Plymouth artist Steve Clement-Large reviews Kurt Jackson: River exhibition at Plymouth City Museum
I knew I could relate to an artist like Kurt Jackson immediately I saw one of his open sketchbooks on display. A rough pencil sketch of the viaduct over the Tamar at Calstock – annotated ‘after a pint in the Tamar Inn’. Beer and art –good combination.
This is one of several sketchbooks on view at this exhibition. Closely observed drawings coupled with rough abstract sketches, ferry tickets stuck to the pages, lots of scribbled notes – some literal, others apparent random words. These books, fascinating in themselves (and if you’re an artist – educational), provide a direct link to the major works on show.
After spending the best part of 90 minutes looking at the paintings I had an over-riding impression…
Kurt Jackson’s canvases and large works on paper are like large (massive in some cases ) pages from a sketch-book. They have the same quality as those books – apparent spontaneity and roughnesss – but clearly well observed and thought through. The sketch-book quality of the paintings is even more apparent when you realise that each painting, like the books, has its title hand-written or painted – in full. He doesn’t always go in for short snappy titles in many cases. My personal favourite, Looking out of Window at Midnight from Savoy Towards Waterloo Bridge while Listening to an African Radio Station.
It really would be difficult to run through every painting in detail – but there were some real standouts for me. The most eye-catching piece, in my view, glowed at me from one end of the gallery. I love vibrant colour, so it’s no surprise. The piece in question, called Henley Festival at Night is a little like an Irish tricolour on acid – spattered and daubed citrus green and orange teamed with white throbbing out of sienna and dark violets – it could be a pure abstract – but it isn’t. It’s figurative art pared down to basics, and frankly I could have looked at it for hours.
Another example of beautiful abstracted representational painting is Crossing The Severn into Wales. A predominantly very pale blue canvas supports a wedge of russet hues while an intense white highlight glows on the ‘horizon’. It’s almost the bookend to the Henley painting – it’s all subdued and subtle tones…
In the sketchbooks there is a clear joy and skill in the use of collage and mixed media. This is reflected in pretty much all the paintings on show here.
The Savoy painting is clearly a painting of the Thames at night seen from above – painted and inked and drawn on heavy paper, which is layered with Savoy notepaper, tickets and torn pages from the Guardian. There is a lot of detail to pieces like this – which repay close inspection. I can’t help feeling that leaving the words ‘Big Lottery Fund’ clearly in view is not a chance, that there is a story or message…

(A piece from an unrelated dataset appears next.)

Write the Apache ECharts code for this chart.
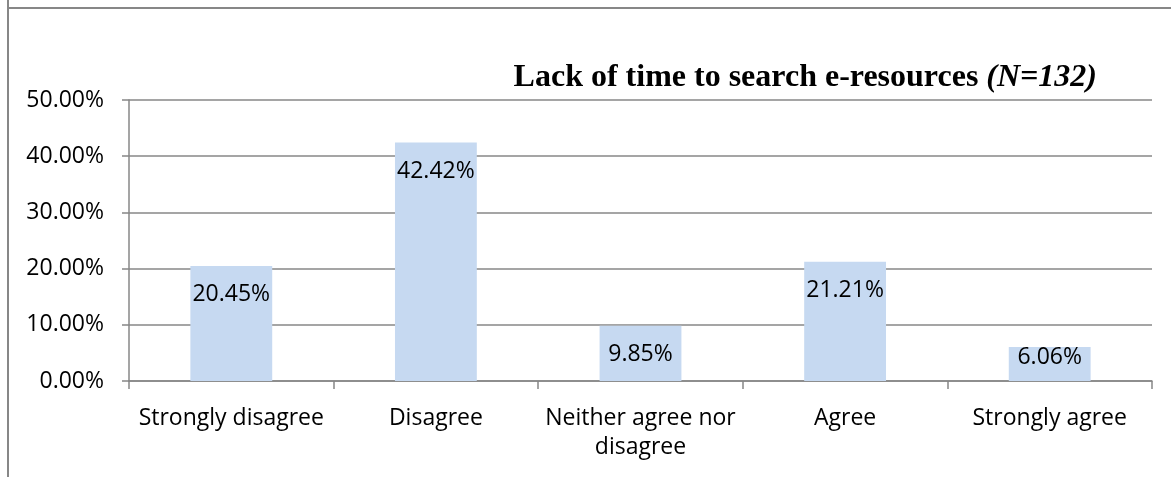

The ‘accidental’ use of objects is most evident in Shirehampton Sandpipers Stillness – one of the very large canvases. A depiction of a tidal river on a large canvas – the foreshore is depicted in paint and a large encrusted assemblage of rubbish from (one assumes) the same stretch of river. It’s thick and gaudy, making clever use of the primary colours of plastic litter – and objects like a golf ball, lids, a child’s plastic balloon holder and packaging. Again the packaging appears to have been chosen quite deliberately. Words like ‘house’, ‘plastic’, ‘warning’, ‘fishes’ and ‘newt’ are placed to be visible if you look – they are intended as environmental messages – an important part of Kurt Jackson’s work with rivers – ‘metaphors for life itself’ as he describes them.
It’s fascinating to get as close as this to paintings on this scale. They look great from a distance – and are brilliant and bizarre in detail. I made the note “demented plasterer” (in a good way) after close inspection of a few of these big canvases. Watching a few of the films on offer of Kurt Jackson at work I wasn’t wrong. For some of these large canvases (laid out on the riverbank) – he can be seen applying paint and mud with sticks, cardboard and his wellies. The videos in some ways reminded me of the films of Jackson Pollock at work – but without the self-regard.
I don’t like labeling artists with comparisons, necessarily. But I’ll make an exception – the over-riding impression I had was of Pollock meeting Turner head on – with the English landscapes of Turner coming out on top.
This exhibition is well worth a visit or three.
Kurt Jackson: River is at Plymouth City Museum to July 10.